Both the judicial and executive branches of our government have answered the call and have begun to actively address concerns about climate change.  Now is the time for Congress to take control and pass comprehensive clean energy and climate legislation.  A broad consensus exists that comprehensive legislation would be far more cost effective than leaving the field to individual states, EPA or the judiciary. The path forward in the Senate won’t be easy, but it certainly is necessary.

Despite the recent hue and cry over hacked e-mails, the overwhelming scientific evidence supports the link between greenhouse gas emissions and climate change.  Yes, there are certainly aspects of some of the recently exposed e-mails that suggest scientists themselves can act peevishly toward one another and more substantively, that better guidelines for making data available and transparent might be useful.  But let there be no mistake, the compelling evidence from multiple data sets and from multiple lines of research hasn’t changed.  The words of a recent report by the US Global Change Research Program resound loud and clear, “global warming is unequivocal and primarily human induced.”

The case for Senate action is also unequivocal.

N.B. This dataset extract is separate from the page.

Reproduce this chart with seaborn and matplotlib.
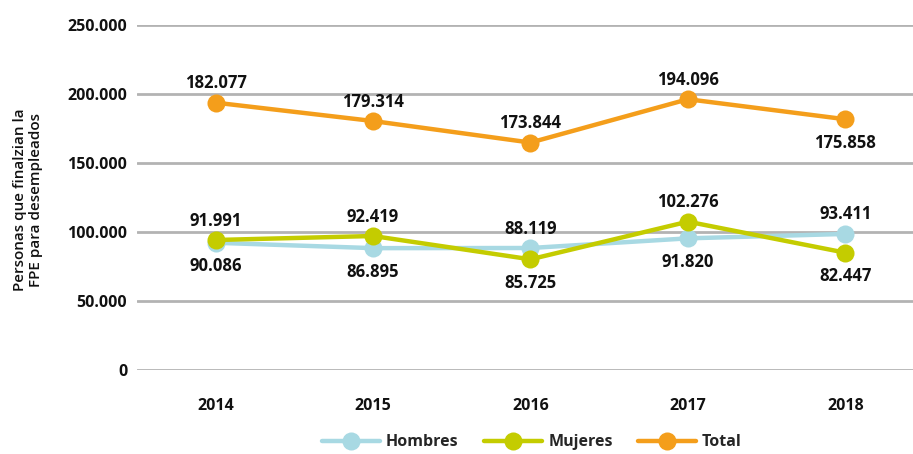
import matplotlib
matplotlib.use("Agg")
import matplotlib.pyplot as plt
import pandas as pd
import seaborn as sns

# values (marker heights) and the printed labels
years = [2014, 2015, 2016, 2017, 2018]
hombres = [92200, 88300, 88400, 95400, 98600]
mujeres = [94200, 97100, 80200, 107500, 85000]
total = [193700, 180400, 164800, 196200, 181700]

hombres_labels = ["90.086", "86.895", "88.119", "91.820", "93.411"]
mujeres_labels = ["91.991", "92.419", "85.725", "102.276", "82.447"]
total_labels = ["182.077", "179.314", "173.844", "194.096", "175.858"]

# where each label sits relative to its marker
hombres_side = ["below", "below", "above", "below", "above"]
mujeres_side = ["above", "above", "below", "above", "below"]
total_side = ["above", "above", "above", "above", "below"]

series = ["Hombres", "Mujeres", "Total"]
colors = {"Hombres": "#a8d9e3", "Mujeres": "#c4cc00", "Total": "#f49e1b"}
y_ticks = [0, 50000, 100000, 150000, 200000, 250000]
y_tick_labels = ["0", "50.000", "100.000", "150.000", "200.000", "250.000"]

sns.set_style("white")
plt.rcParams["font.family"] = ["Open Sans", "DejaVu Sans"]

df = pd.DataFrame({
    "Año": years * 3,
    "Personas": hombres + mujeres + total,
    "Serie": ["Hombres"] * 5 + ["Mujeres"] * 5 + ["Total"] * 5,
})

fig = plt.figure(figsize=(9.13, 4.54), dpi=100)
ax = fig.add_axes([0.150, 0.185, 0.850, 0.760])

for y in y_ticks:
    ax.axhline(y, color="#b3b3b3", lw=2, zorder=0)

sns.lineplot(data=df, x="Año", y="Personas", hue="Serie", hue_order=series,
             palette=colors, marker="o", markersize=13, markeredgewidth=0,
             linewidth=3.2, ax=ax, legend=False)

def add_labels(vals, labels, sides):
    for x, v, lab, side in zip(years, vals, labels, sides):
        dy = 14 if side == "above" else -17
        ax.annotate(lab, (x, v), xytext=(0, dy), textcoords="offset points",
                    ha="center", va="center", fontsize=12,
                    fontweight="bold", color="#111111")

add_labels(hombres, hombres_labels, hombres_side)
add_labels(mujeres, mujeres_labels, mujeres_side)
add_labels(total, total_labels, total_side)

ax.set_ylim(0, 250000)
ax.set_xlim(2013.5, 2018.43)
ax.set_yticks(y_ticks)
ax.set_yticklabels(y_tick_labels)
ax.set_xticks(years)
ax.set_xticklabels([str(y) for y in years])
ax.tick_params(axis="both", length=0, labelsize=11.5, colors="#111111")
ax.tick_params(axis="x", pad=20)
ax.tick_params(axis="y", pad=7)
for lab in ax.get_xticklabels() + ax.get_yticklabels():
    lab.set_fontweight("bold")
ax.set_xlabel("")
ax.set_ylabel("")
sns.despine(ax=ax, left=True, bottom=True)

fig.text(28 / 913, 1 - 200 / 454, "Personas que finalzian la\nFPE para desempleados",
         rotation=90, ha="center", va="center", fontsize=11,
         fontweight="semibold", color="#111111", linespacing=1.15)

handles = [plt.Line2D([], [], color=colors[s], lw=3.2, marker="o", markersize=13,
                      markeredgewidth=0) for s in series]
leg = fig.legend(handles, series, loc="center", bbox_to_anchor=(532 / 913, 0.026),
                 ncol=3, frameon=False, fontsize=11.5, handlelength=3.6,
                 handletextpad=0.4, columnspacing=1.6)
for t in leg.get_texts():
    t.set_fontweight("bold")

fig.savefig("out.png", dpi=100)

Steve Seidel is Vice President, Policy Analysis

One Regulatory Program Per Customer, Please

The menu of policy options for reducing greenhouse gas emissions and tackling climate change is pretty lengthy, and the portions offered are quite substantial. Congress now has to make the choice of which regulatory option to order, and as we saw in last week’s hearings at the Senate Environment and Public Works Committee, they are open to recommendations. One interaction on Thursday between Senator Arlen Specter (D-PA) and Fred Krupp, President of the Environmental Defense Fund, highlighted the need to pick a single, effective strategy to tackle climate change and not overstuff our economy with duplicative regulations. The exchange focused on whether the EPA should continue to proceed with regulations through the Clean Air Act’s New Source Review (NSR) program even if a comprehensive climate change program is enacted.

Given existing requirements, regulation of greenhouse gases under any provisions of the Clean Air Act will trigger NSR. Under NSR rules, the construction of new stationary sources and major modifications of existing ones must be permitted to ensure that they will not contribute to significant deterioration of air quality. While NSR has long been used to regulate traditional air pollutants, when it comes to feeding an appetite for climate change regulation, NSR doesn’t really hit the spot.  NSR is rather inflexible, costly to implement, and results in relatively limited emission reductions. Given the difficulty in developing standards for the large number of sources that emit greenhouse gases and the need to provide incentives for technological change in order to achieve deep reductions over time, new source review simply isn't the right recipe for our current needs. 

This chef’s recommendation: a well-designed cap-and-trade program that is aggressive enough to yield needed reductions in greenhouse gas emissions while spurring the technological innovations we need to make those reductions and grow our economy. Enactment of a cap-and-trade program means we can send back duplicative programs like NSR and still be satisfied.

Sure, we’ll need complementary policies that work in a coordinated fashion with a cap-and-trade program. These side dishes of the cap-and-trade meal are targeted programs that are designed to enhance cap-and-trade’s impacts without getting in the way of the functioning of the primary program. A comprehensive climate bill can work just fine without NSR.